━━━ RECORDS FOR THIS TASK ━━━
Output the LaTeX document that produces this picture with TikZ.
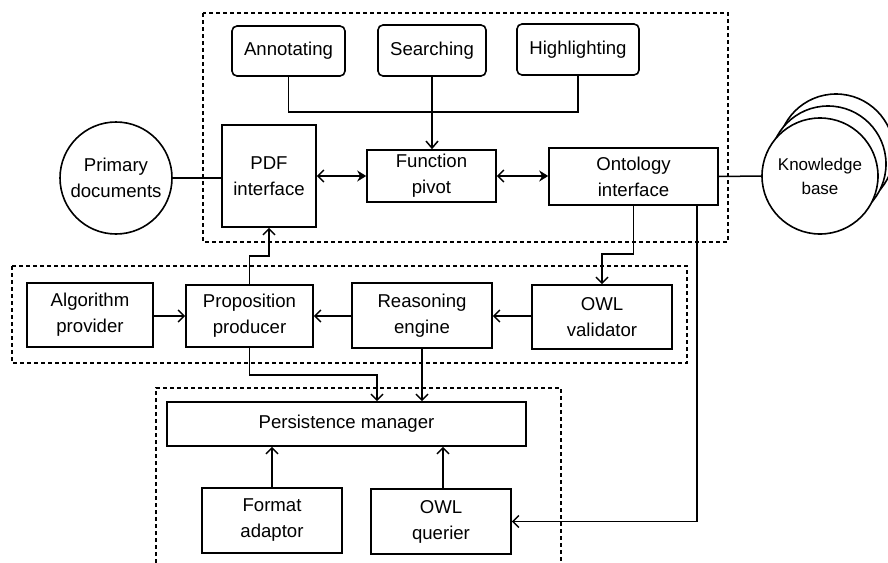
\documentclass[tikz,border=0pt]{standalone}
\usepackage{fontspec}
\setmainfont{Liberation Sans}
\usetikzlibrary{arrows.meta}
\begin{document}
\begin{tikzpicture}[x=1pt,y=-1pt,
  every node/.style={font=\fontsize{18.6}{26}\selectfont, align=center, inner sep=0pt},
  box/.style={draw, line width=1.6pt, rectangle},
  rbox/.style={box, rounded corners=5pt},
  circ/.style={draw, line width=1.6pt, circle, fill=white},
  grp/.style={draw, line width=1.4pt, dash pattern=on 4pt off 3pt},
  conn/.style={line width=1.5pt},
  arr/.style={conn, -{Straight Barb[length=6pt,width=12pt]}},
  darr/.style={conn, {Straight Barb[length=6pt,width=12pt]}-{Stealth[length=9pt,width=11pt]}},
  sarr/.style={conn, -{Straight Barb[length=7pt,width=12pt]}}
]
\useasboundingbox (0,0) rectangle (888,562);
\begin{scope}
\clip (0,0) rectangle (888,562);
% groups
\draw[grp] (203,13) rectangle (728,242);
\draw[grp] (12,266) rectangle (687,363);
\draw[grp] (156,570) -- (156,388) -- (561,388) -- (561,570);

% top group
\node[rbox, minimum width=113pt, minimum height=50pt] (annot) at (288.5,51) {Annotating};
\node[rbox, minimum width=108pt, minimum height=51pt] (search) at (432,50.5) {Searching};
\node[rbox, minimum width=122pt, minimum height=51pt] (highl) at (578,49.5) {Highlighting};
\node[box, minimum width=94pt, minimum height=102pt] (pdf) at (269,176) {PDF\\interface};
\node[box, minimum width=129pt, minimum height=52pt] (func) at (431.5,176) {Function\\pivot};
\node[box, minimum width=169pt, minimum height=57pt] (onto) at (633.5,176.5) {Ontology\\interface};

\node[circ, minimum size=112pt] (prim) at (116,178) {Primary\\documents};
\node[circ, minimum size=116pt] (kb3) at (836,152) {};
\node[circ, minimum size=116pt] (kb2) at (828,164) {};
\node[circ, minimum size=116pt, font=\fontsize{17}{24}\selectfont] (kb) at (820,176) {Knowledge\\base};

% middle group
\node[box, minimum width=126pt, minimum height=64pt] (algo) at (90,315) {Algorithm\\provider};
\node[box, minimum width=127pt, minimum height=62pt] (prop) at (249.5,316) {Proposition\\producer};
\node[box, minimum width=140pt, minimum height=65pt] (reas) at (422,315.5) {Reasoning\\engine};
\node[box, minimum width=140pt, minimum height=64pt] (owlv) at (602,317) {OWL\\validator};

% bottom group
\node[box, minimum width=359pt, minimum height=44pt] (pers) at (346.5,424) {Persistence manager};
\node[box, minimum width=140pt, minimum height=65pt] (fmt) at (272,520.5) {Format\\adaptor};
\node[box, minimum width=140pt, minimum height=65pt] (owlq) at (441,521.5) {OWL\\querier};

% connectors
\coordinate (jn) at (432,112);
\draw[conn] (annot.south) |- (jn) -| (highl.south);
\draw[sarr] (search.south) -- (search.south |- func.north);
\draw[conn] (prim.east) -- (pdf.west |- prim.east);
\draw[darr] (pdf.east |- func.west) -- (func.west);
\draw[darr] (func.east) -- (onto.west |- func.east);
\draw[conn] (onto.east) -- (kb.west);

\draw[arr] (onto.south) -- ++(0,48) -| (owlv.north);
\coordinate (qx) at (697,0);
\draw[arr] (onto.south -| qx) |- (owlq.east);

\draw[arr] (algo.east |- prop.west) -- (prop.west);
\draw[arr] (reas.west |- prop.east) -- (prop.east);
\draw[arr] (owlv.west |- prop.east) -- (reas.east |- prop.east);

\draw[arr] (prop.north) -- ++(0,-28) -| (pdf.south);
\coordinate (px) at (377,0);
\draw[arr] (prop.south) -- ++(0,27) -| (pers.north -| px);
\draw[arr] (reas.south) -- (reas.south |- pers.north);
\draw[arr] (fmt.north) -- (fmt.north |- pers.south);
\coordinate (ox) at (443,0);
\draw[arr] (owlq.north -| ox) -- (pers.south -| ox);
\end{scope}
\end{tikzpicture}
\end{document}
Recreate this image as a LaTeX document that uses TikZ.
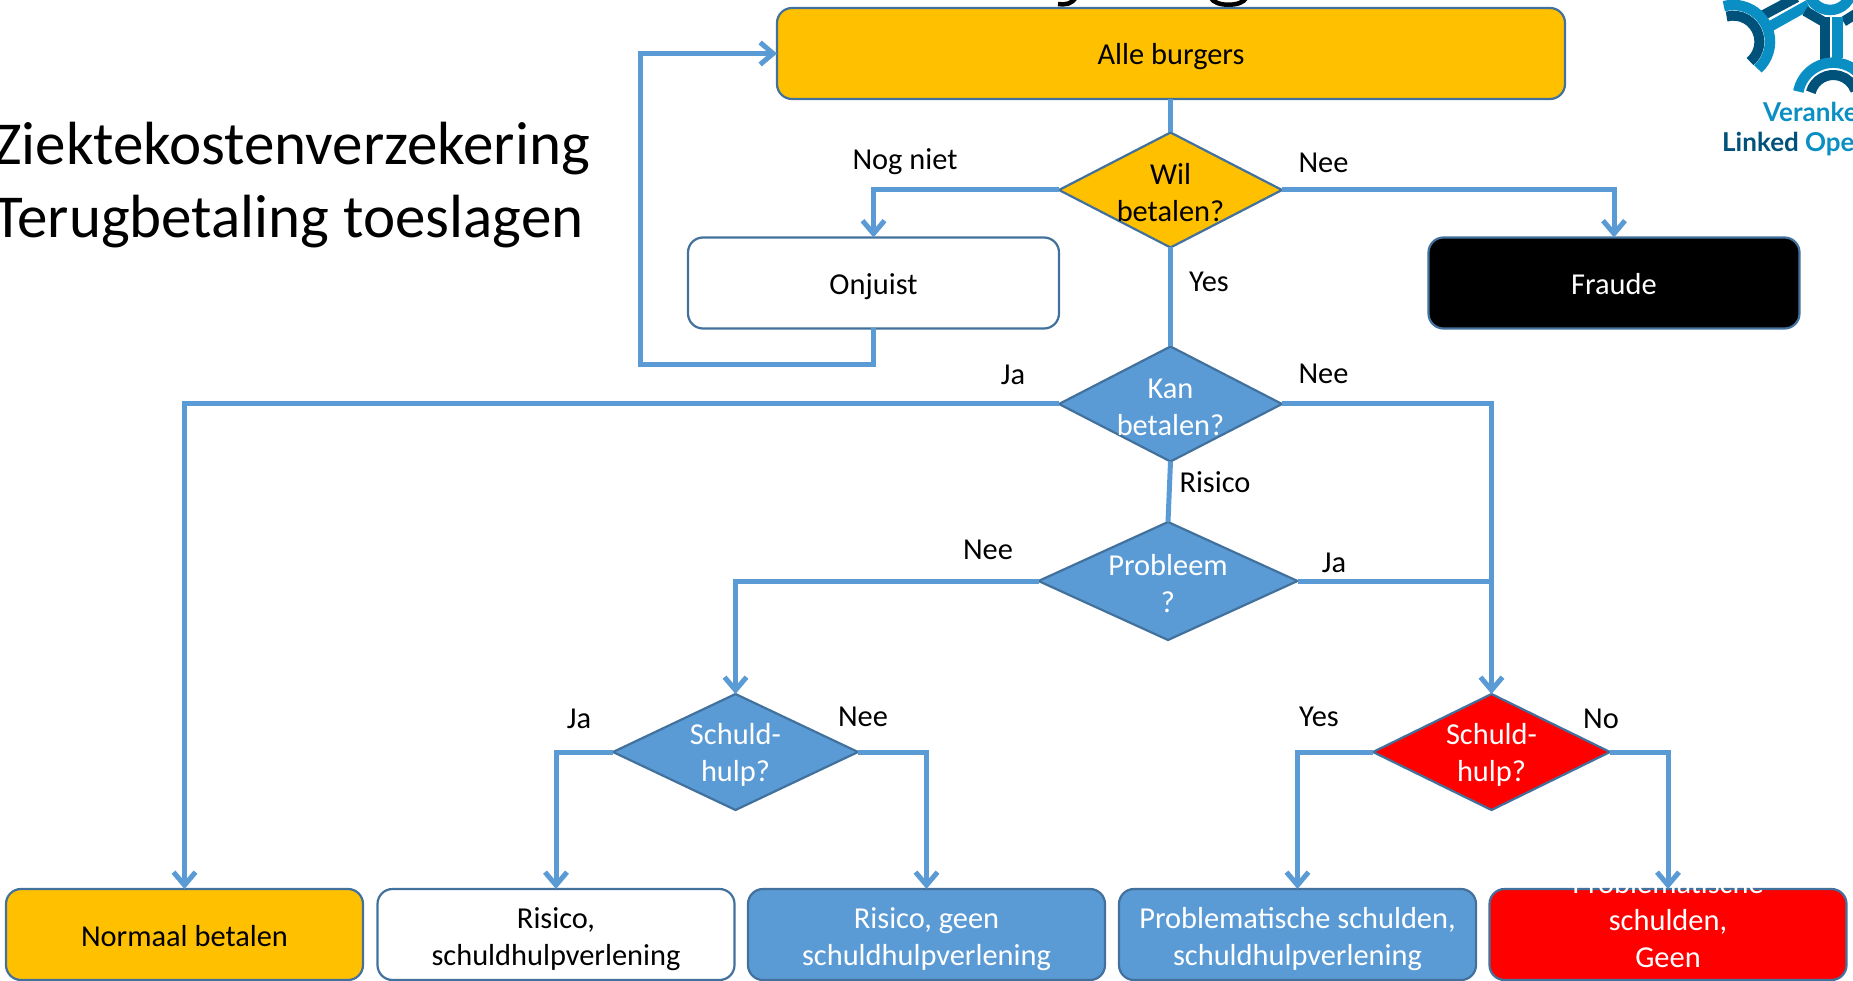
━━━
TASK STATEMENT: Make an exact copy of the listing above. Do not include the pictures.

RESULT OF THE EXERCISE:
Output the LaTeX document that produces this picture with TikZ.
\documentclass[tikz,border=0pt]{standalone}
\usepackage{fontspec}
\setmainfont{Liberation Sans}
\usetikzlibrary{arrows.meta}
\begin{document}
\begin{tikzpicture}[x=1pt,y=-1pt,
  every node/.style={font=\fontsize{18.6}{26}\selectfont, align=center, inner sep=0pt},
  box/.style={draw, line width=1.6pt, rectangle},
  rbox/.style={box, rounded corners=5pt},
  circ/.style={draw, line width=1.6pt, circle, fill=white},
  grp/.style={draw, line width=1.4pt, dash pattern=on 4pt off 3pt},
  conn/.style={line width=1.5pt},
  arr/.style={conn, -{Straight Barb[length=6pt,width=12pt]}},
  darr/.style={conn, {Straight Barb[length=6pt,width=12pt]}-{Stealth[length=9pt,width=11pt]}},
  sarr/.style={conn, -{Straight Barb[length=7pt,width=12pt]}}
]
\useasboundingbox (0,0) rectangle (888,562);
\begin{scope}
\clip (0,0) rectangle (888,562);
% groups
\draw[grp] (203,13) rectangle (728,242);
\draw[grp] (12,266) rectangle (687,363);
\draw[grp] (156,570) -- (156,388) -- (561,388) -- (561,570);

% top group
\node[rbox, minimum width=113pt, minimum height=50pt] (annot) at (288.5,51) {Annotating};
\node[rbox, minimum width=108pt, minimum height=51pt] (search) at (432,50.5) {Searching};
\node[rbox, minimum width=122pt, minimum height=51pt] (highl) at (578,49.5) {Highlighting};
\node[box, minimum width=94pt, minimum height=102pt] (pdf) at (269,176) {PDF\\interface};
\node[box, minimum width=129pt, minimum height=52pt] (func) at (431.5,176) {Function\\pivot};
\node[box, minimum width=169pt, minimum height=57pt] (onto) at (633.5,176.5) {Ontology\\interface};

\node[circ, minimum size=112pt] (prim) at (116,178) {Primary\\documents};
\node[circ, minimum size=116pt] (kb3) at (836,152) {};
\node[circ, minimum size=116pt] (kb2) at (828,164) {};
\node[circ, minimum size=116pt, font=\fontsize{17}{24}\selectfont] (kb) at (820,176) {Knowledge\\base};

% middle group
\node[box, minimum width=126pt, minimum height=64pt] (algo) at (90,315) {Algorithm\\provider};
\node[box, minimum width=127pt, minimum height=62pt] (prop) at (249.5,316) {Proposition\\producer};
\node[box, minimum width=140pt, minimum height=65pt] (reas) at (422,315.5) {Reasoning\\engine};
\node[box, minimum width=140pt, minimum height=64pt] (owlv) at (602,317) {OWL\\validator};

% bottom group
\node[box, minimum width=359pt, minimum height=44pt] (pers) at (346.5,424) {Persistence manager};
\node[box, minimum width=140pt, minimum height=65pt] (fmt) at (272,520.5) {Format\\adaptor};
\node[box, minimum width=140pt, minimum height=65pt] (owlq) at (441,521.5) {OWL\\querier};

% connectors
\coordinate (jn) at (432,112);
\draw[conn] (annot.south) |- (jn) -| (highl.south);
\draw[sarr] (search.south) -- (search.south |- func.north);
\draw[conn] (prim.east) -- (pdf.west |- prim.east);
\draw[darr] (pdf.east |- func.west) -- (func.west);
\draw[darr] (func.east) -- (onto.west |- func.east);
\draw[conn] (onto.east) -- (kb.west);

\draw[arr] (onto.south) -- ++(0,48) -| (owlv.north);
\coordinate (qx) at (697,0);
\draw[arr] (onto.south -| qx) |- (owlq.east);

\draw[arr] (algo.east |- prop.west) -- (prop.west);
\draw[arr] (reas.west |- prop.east) -- (prop.east);
\draw[arr] (owlv.west |- prop.east) -- (reas.east |- prop.east);

\draw[arr] (prop.north) -- ++(0,-28) -| (pdf.south);
\coordinate (px) at (377,0);
\draw[arr] (prop.south) -- ++(0,27) -| (pers.north -| px);
\draw[arr] (reas.south) -- (reas.south |- pers.north);
\draw[arr] (fmt.north) -- (fmt.north |- pers.south);
\coordinate (ox) at (443,0);
\draw[arr] (owlq.north -| ox) -- (pers.south -| ox);
\end{scope}
\end{tikzpicture}
\end{document}
Recreate this image as a LaTeX document that uses TikZ.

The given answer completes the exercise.